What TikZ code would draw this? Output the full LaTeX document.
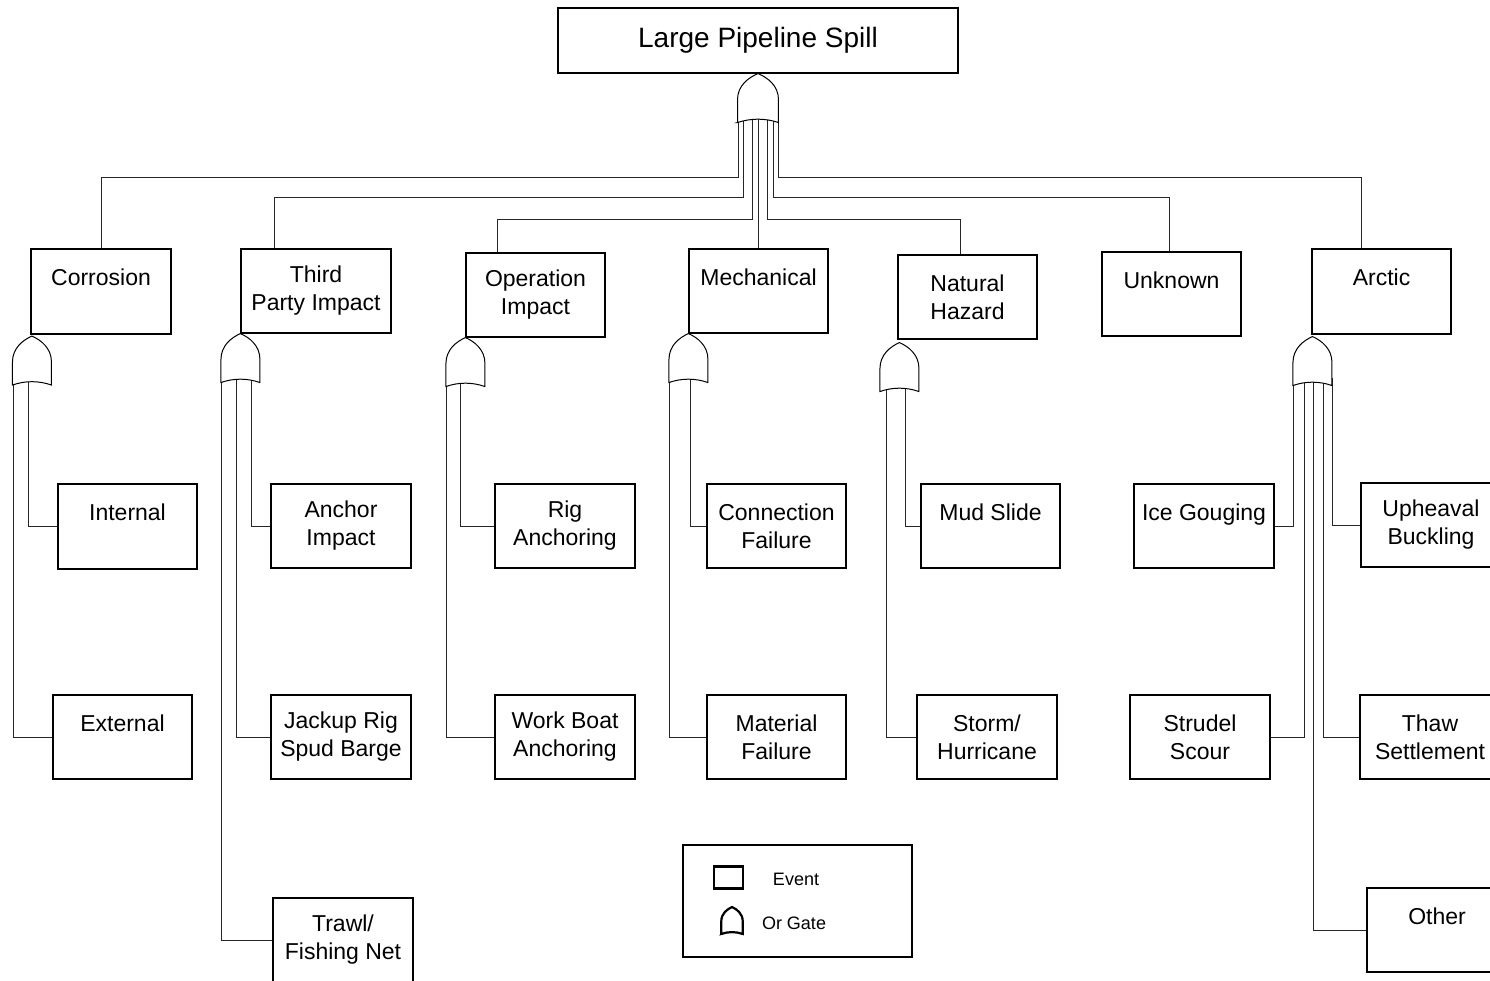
\documentclass[tikz,border=0pt]{standalone}
\usepackage{fontspec}
\setmainfont{Liberation Sans}
\usetikzlibrary{calc}
\tikzset{
  evt/.style={draw=black, line width=1.1pt, fill=white, inner sep=0pt, align=center,
    font=\fontsize{23}{28}\selectfont},
  link/.style={draw=black!85, line width=1pt},
  gate/.style={draw=black, fill=white},
  orgate/.pic={\path[gate, pic actions] (-19.5,49) -- (-19.5,26) .. controls (-19.5,12) and (-9,4) .. (0,0)
     .. controls (9,4) and (19.5,12) .. (19.5,26) -- (19.5,49) .. controls (7,44.5) and (-7,44.5) .. cycle;},
  legtxt/.style={font=\fontsize{18}{21}\selectfont, inner sep=0pt}
}
\begin{document}
\begin{tikzpicture}[x=1pt, y=-1pt, line width=1pt]
\clip (0,0) rectangle (1490,980);
\fill[white] (0,0) rectangle (1490,980);

% top event
\node[evt, minimum width=400pt, minimum height=65pt, font=\fontsize{28}{32}\selectfont] (top) at (758,40.5) {Large Pipeline Spill};

% level 1
\node[evt, minimum width=140pt, minimum height=85pt] (corr)  at (101,291.5)  {Corrosion\\\phantom{X}};
\node[evt, minimum width=150pt, minimum height=84pt] (third) at (316,291)    {Third\\Party Impact};
\node[evt, minimum width=139pt, minimum height=84pt] (oper)  at (535.5,295)  {Operation\\Impact};
\node[evt, minimum width=139pt, minimum height=84pt] (mech)  at (758.5,291)  {Mechanical\\\phantom{X}};
\node[evt, minimum width=139pt, minimum height=84pt] (nat)   at (967.5,297)  {Natural\\Hazard};
\node[evt, minimum width=139pt, minimum height=84pt] (unk)   at (1171.5,294) {Unknown\\\phantom{X}};
\node[evt, minimum width=139pt, minimum height=85pt] (arc)   at (1381.5,291.5) {Arctic\\\phantom{X}};

% level 2
\node[evt, minimum width=139pt, minimum height=85pt] (int)    at (127.5,526.5) {Internal\\\phantom{X}};
\node[evt, minimum width=139pt, minimum height=84pt] (ext)    at (122.5,737)   {External\\\phantom{X}};
\node[evt, minimum width=140pt, minimum height=84pt] (anch)   at (341,526)     {Anchor\\Impact};
\node[evt, minimum width=140pt, minimum height=84pt] (jack)   at (341,737)     {Jackup Rig\\Spud Barge};
\node[evt, minimum width=140pt, minimum height=84pt] (trawl)  at (343,940)     {Trawl/\\Fishing Net};
\node[evt, minimum width=140pt, minimum height=84pt] (rig)    at (565,526)     {Rig\\Anchoring};
\node[evt, minimum width=140pt, minimum height=84pt] (work)   at (565,737)     {Work Boat\\Anchoring};
\node[evt, minimum width=139pt, minimum height=84pt] (confail) at (776.5,526)  {Connection\\Failure};
\node[evt, minimum width=139pt, minimum height=84pt] (mat)    at (776.5,737)   {Material\\Failure};
\node[evt, minimum width=139pt, minimum height=84pt] (mud)    at (990.5,526)   {Mud Slide\\\phantom{X}};
\node[evt, minimum width=140pt, minimum height=84pt] (storm)  at (987,737)     {Storm/\\Hurricane};
\node[evt, minimum width=140pt, minimum height=84pt] (ice)    at (1204,526)    {Ice Gouging\\\phantom{X}};
\node[evt, minimum width=140pt, minimum height=84pt] (strud)  at (1200,737)    {Strudel\\Scour};
\node[evt, minimum width=140pt, minimum height=84pt] (uph)    at (1431,525)    {Upheaval\\Buckling};
\node[evt, minimum width=140pt, minimum height=84pt] (thaw)   at (1430,737)    {Thaw\\Settlement};
\node[evt, minimum width=140pt, minimum height=84pt] (other)  at (1437,930)    {Other\\\phantom{X}};

% entry points on level-1 boxes
\coordinate (thirdin) at ($(third.north west)+(34,0)$);
\coordinate (operin)  at ($(oper.north west)+(32,0)$);
\coordinate (natin)   at ($(nat.north west)+(63,0)$);
\coordinate (unkin)   at ($(unk.north west)+(68,0)$);
\coordinate (arcin)   at ($(arc.north west)+(50,0)$);

% top gate outputs
\coordinate (T1) at (738,115);
\coordinate (T2) at (743,110);
\coordinate (T3) at (752,110);
\coordinate (T4) at (758,110);
\coordinate (T5) at (767,110);
\coordinate (T6) at (773,110);
\coordinate (T7) at (778.5,115);
\draw[link] (T1) -- (738,177) -| (corr.north);
\draw[link] (T2) -- (743,197) -| (thirdin);
\draw[link] (T3) -- (752,219) -| (operin);
\draw[link] (T4) -- (T4 |- mech.north);
\draw[link] (T5) -- (767,219) -| (natin);
\draw[link] (T6) -- (773,197) -| (unkin);
\draw[link] (T7) -- (778.5,177) -| (arcin);

% lower gate outputs
\coordinate (C1) at (13,375);  \coordinate (C2) at (28,370);
\draw[link] (C1) |- (ext.west);
\draw[link] (C2) |- (int.west);
\coordinate (P1) at (221.5,375); \coordinate (P2) at (236,370); \coordinate (P3) at (251,370);
\draw[link] (P1) |- (trawl.west);
\draw[link] (P2) |- (jack.west);
\draw[link] (P3) |- (anch.west);
\coordinate (O1) at (446.5,380); \coordinate (O2) at (460,375);
\draw[link] (O1) |- (work.west);
\draw[link] (O2) |- (rig.west);
\coordinate (M1) at (669.5,375); \coordinate (M2) at (690,370);
\draw[link] (M1) |- (mat.west);
\draw[link] (M2) |- (confail.west);
\coordinate (N1) at (886,380); \coordinate (N2) at (905,380);
\draw[link] (N1) |- (storm.west);
\draw[link] (N2) |- (mud.west);
\coordinate (A1) at (1293.5,378); \coordinate (A2) at (1304,372); \coordinate (A3) at (1313,372);
\coordinate (A4) at (1323,372); \coordinate (A5) at (1332.5,378);
\draw[link] (A1) |- (ice.east);
\draw[link] (A2) |- (strud.east);
\draw[link] (A3) |- (other.west);
\draw[link] (A4) |- (thaw.west);
\draw[link] (A5) |- (uph.west);

% gates
\pic[xscale=1.05] at (top.south) {orgate};
\pic at ($(corr.south west)+(1.5,1.5)$) {orgate};
\pic at (third.south west) {orgate};
\pic at (oper.south west) {orgate};
\pic at (mech.south west) {orgate};
\pic at ($(nat.south west)+(2,3)$) {orgate};
\pic at ($(arc.south west)+(1,2)$) {orgate};

% legend
\node[draw=black, line width=2.5pt, minimum width=229pt, minimum height=112pt, inner sep=0pt] (leg) at (797.5,901) {};
\node[draw=black, line width=2.2pt, minimum width=29pt, minimum height=22pt, inner sep=0pt] (legevt) at (728.5,877.5) {};
\node[legtxt] (legevttxt) at (796,879) {Event};
\pic[scale=0.55, line width=2.2pt] at (732,907) {orgate};
\node[legtxt] (leggatetxt) at (794,923) {Or Gate};
\end{tikzpicture}
\end{document}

Exercise brief —
Starting at the top of the listing above, reproduce each line up to and including the one with "minimum height=85pt] (arc)"; omit the pictures.

The solution —
What TikZ code would draw this? Output the full LaTeX document.
\documentclass[tikz,border=0pt]{standalone}
\usepackage{fontspec}
\setmainfont{Liberation Sans}
\usetikzlibrary{calc}
\tikzset{
  evt/.style={draw=black, line width=1.1pt, fill=white, inner sep=0pt, align=center,
    font=\fontsize{23}{28}\selectfont},
  link/.style={draw=black!85, line width=1pt},
  gate/.style={draw=black, fill=white},
  orgate/.pic={\path[gate, pic actions] (-19.5,49) -- (-19.5,26) .. controls (-19.5,12) and (-9,4) .. (0,0)
     .. controls (9,4) and (19.5,12) .. (19.5,26) -- (19.5,49) .. controls (7,44.5) and (-7,44.5) .. cycle;},
  legtxt/.style={font=\fontsize{18}{21}\selectfont, inner sep=0pt}
}
\begin{document}
\begin{tikzpicture}[x=1pt, y=-1pt, line width=1pt]
\clip (0,0) rectangle (1490,980);
\fill[white] (0,0) rectangle (1490,980);

% top event
\node[evt, minimum width=400pt, minimum height=65pt, font=\fontsize{28}{32}\selectfont] (top) at (758,40.5) {Large Pipeline Spill};

% level 1
\node[evt, minimum width=140pt, minimum height=85pt] (corr)  at (101,291.5)  {Corrosion\\\phantom{X}};
\node[evt, minimum width=150pt, minimum height=84pt] (third) at (316,291)    {Third\\Party Impact};
\node[evt, minimum width=139pt, minimum height=84pt] (oper)  at (535.5,295)  {Operation\\Impact};
\node[evt, minimum width=139pt, minimum height=84pt] (mech)  at (758.5,291)  {Mechanical\\\phantom{X}};
\node[evt, minimum width=139pt, minimum height=84pt] (nat)   at (967.5,297)  {Natural\\Hazard};
\node[evt, minimum width=139pt, minimum height=84pt] (unk)   at (1171.5,294) {Unknown\\\phantom{X}};
\node[evt, minimum width=139pt, minimum height=85pt] (arc)   at (1381.5,291.5) {Arctic\\\phantom{X}};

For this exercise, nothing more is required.